Wir Deutsche und das Internet – wie soll man sagen: it’s complicated. Eine repräsentative Befragung zeugt von großer Skepsis gegenüber neuer Technologien in der Bevölkerung. Vor allem die Alten fürchten, dass die Gesellschaft durch die Digitalisierung verblödet.
2014 ist das Jahr der Digitalen Gesellschaft. Wussten Sie nicht? Schämen Sie sich. Wurde doch so vom Bundesbildungsminister höchstpersönlich ausgerufen! Unseren Bildungsminister – den kennen Sie doch, oder? …Ich bitte Sie, lieber Leser, so etwas gehört ja nun wirklich zur Allgemeinbildung!
Womit wir schon mitten im Thema wären. Das Ministerium für Bildung und Forschung hat gerade eine repräsentative Umfrage veröffentlicht. Im Zentrum dabei standen die Erwartungen, die Hoffnungen und die Befürchtungen, die wir Deutsche mit der voranschreitenden Digitalisierung unserer Gesellschaft verbinden. Wichtigste Erkenntnis: Ein Großteil der Befragten fürchtet, das Internet mache auf Dauer doof.
Zwei von drei Befragten über 45 Jahren sind der Meinung, dass die Menschen durch den Einsatz digitaler Technologien insgesamt weniger lernen und nachdenken. Von den Unter-30-Jährigen sagen das immerhin noch rund 50 Prozent, also jeder Zweite (ohne Taschenrechner!). Die Mehrheit der Deutschen fürchtet, dass sich die zunehmende Abhängigkeit vom Internet in 10 Jahren dramatisch auf die Allgemeinbildung auswirken wird. Mit noch nicht absehbaren Folgen.
Nicht auszudenken, was das allein für die Fernsehunterhaltung bedeutet! Wenn die Kandidaten bei „Wer wird Millionär“ in Zukunft alle schon an der 100-Euro-Frage scheitern. Wenn ein Gedächtniskünstler Wettkönig wird, weil er es schafft, bei Wetten dass..? die eigene Telefonnummer fehlerfrei aufzusagen. Wenn der einzige Kommissar, dem es beim sonntäglichen Tatort noch gelingt, wenigstens hin und wieder mal einen Mord aufzuklären, Rainer Zufall heißt (überzeugend verkörpert durch Till Schweiger).
Was können wir tun? Die Antwort liegt auf der Hand. Zurück zu den Wurzeln: Brockhaus statt Wikipedia, Fußgängerzone statt Amazon. E-Mails lassen sich auch ganz wunderbar auf der Schreibmaschine schreiben und dann per Post verschicken. Ob das allein schon reicht, um die drohende Verdummung unserer Gesellschaft aufzuhalten? Eine große Aufgabe für unsere Bundesbildungsministerin. Die heißt übrigens Johanna Wanka. Hab ich mal eben für Sie gegoogelt.
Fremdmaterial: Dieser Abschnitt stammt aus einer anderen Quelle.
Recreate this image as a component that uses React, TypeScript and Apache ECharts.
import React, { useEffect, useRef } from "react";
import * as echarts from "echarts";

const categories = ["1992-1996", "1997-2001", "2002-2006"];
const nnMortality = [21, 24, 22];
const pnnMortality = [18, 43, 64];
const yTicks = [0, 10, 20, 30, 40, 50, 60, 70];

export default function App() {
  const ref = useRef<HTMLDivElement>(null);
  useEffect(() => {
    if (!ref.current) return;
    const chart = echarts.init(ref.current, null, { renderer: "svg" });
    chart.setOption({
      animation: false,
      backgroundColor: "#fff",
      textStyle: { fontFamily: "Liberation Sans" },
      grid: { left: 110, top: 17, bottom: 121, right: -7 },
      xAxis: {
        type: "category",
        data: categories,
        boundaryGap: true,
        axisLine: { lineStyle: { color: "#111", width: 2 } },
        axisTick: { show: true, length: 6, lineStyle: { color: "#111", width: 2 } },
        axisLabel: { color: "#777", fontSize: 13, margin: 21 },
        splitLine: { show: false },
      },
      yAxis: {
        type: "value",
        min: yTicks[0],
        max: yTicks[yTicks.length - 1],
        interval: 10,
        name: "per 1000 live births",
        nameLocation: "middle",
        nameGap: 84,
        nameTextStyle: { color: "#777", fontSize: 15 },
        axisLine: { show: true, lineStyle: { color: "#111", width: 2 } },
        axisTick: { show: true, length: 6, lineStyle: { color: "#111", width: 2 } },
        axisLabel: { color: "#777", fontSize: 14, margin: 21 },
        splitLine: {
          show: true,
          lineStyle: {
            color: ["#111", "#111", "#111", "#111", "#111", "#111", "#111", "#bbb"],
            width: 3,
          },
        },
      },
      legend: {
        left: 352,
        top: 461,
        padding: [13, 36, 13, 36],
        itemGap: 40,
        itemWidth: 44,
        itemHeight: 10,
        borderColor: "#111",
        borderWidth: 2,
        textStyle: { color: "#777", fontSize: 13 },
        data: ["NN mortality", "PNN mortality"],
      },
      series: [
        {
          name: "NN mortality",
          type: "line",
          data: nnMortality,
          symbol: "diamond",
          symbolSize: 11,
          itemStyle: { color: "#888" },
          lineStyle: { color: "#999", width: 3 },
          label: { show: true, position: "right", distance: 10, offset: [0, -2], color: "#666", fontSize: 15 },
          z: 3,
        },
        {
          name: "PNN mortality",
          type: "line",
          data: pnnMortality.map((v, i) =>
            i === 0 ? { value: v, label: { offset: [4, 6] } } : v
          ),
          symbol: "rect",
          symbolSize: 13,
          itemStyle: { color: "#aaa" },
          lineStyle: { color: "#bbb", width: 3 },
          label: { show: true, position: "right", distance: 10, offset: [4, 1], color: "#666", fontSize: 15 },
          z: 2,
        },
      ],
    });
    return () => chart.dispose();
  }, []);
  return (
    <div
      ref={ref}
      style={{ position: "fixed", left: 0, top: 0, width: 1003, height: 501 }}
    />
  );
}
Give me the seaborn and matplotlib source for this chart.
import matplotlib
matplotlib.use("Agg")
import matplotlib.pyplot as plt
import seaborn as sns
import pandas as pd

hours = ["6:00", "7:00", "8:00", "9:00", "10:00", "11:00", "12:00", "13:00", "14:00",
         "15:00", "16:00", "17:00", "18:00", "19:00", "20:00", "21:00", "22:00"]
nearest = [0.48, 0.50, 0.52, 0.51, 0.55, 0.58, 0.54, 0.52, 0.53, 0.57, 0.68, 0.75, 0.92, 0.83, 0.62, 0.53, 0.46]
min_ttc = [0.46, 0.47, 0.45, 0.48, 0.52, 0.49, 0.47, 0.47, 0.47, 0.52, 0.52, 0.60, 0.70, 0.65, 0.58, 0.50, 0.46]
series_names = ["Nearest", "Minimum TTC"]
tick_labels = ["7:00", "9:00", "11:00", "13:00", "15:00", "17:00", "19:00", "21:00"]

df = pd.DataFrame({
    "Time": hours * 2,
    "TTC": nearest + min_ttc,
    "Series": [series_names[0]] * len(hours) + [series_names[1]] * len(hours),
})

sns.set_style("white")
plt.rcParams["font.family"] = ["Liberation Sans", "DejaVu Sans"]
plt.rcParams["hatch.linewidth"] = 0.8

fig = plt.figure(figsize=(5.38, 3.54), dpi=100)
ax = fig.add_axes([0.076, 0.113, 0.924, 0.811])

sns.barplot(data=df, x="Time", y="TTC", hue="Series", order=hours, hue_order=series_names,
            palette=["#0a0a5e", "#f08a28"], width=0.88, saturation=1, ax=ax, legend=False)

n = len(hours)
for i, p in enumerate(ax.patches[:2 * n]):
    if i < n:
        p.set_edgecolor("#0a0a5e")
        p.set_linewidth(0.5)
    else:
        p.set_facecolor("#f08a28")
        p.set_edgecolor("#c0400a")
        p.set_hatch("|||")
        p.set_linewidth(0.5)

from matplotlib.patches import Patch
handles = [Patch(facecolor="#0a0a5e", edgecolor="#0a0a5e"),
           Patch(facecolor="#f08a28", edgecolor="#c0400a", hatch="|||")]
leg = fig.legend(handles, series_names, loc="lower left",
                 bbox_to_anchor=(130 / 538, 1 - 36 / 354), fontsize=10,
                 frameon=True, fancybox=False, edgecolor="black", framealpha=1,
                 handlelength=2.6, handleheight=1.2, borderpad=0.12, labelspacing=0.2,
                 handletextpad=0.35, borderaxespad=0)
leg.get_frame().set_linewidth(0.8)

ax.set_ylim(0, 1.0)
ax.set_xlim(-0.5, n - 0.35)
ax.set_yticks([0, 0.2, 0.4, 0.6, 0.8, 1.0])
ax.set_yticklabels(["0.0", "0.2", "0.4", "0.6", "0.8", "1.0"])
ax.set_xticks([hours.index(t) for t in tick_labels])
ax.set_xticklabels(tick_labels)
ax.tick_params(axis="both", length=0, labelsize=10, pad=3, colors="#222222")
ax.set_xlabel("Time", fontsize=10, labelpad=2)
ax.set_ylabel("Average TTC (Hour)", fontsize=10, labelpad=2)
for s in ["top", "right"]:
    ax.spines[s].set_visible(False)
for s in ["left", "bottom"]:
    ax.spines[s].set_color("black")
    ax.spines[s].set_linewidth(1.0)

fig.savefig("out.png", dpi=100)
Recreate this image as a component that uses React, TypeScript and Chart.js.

Die Umfrage zur „Zukunft der digitalen Gesellschaft“ gibt es hier zum Download [PDF].
Es gehört wohl auch zur Allgemeinbildung, dass der Bundesminister für Bildung und Forschung eine Ministerin ist… ;)
…womit dann also bewiesen wäre, dass das Internet tatsächlich doof macht. Wobei, bei mir persönlich habe ich nach akribischer Vergangenheitsrecherche (gut, so weit die halt in meinem Stadium der Doofheit noch möglich war) den Verdacht, dass das schon vor dem Internetzeitalter anfing…
Aus der Befragung: „Denn gleichzeitig glauben gerade einmal 15 Prozent, dass die Höflichkeit in sozialen Netzwerken in Zukunft zunehmen wird.“ Vielleicht führt der Weg zur Akzeptanz der Digitalisierung über die universellen Werte wie Höflichkeit, Pünktlichkeit, Sauberkeit, Sitzplatz anbieten usw.
Ich frage mich, wie das Bundesbildungsministerium die Ergebnisse dieser Umfrage in seine Aktionen zum Jahr der Digitalen Gesellschaft umsetzt. Bin gespannt auf den Abschlussbericht.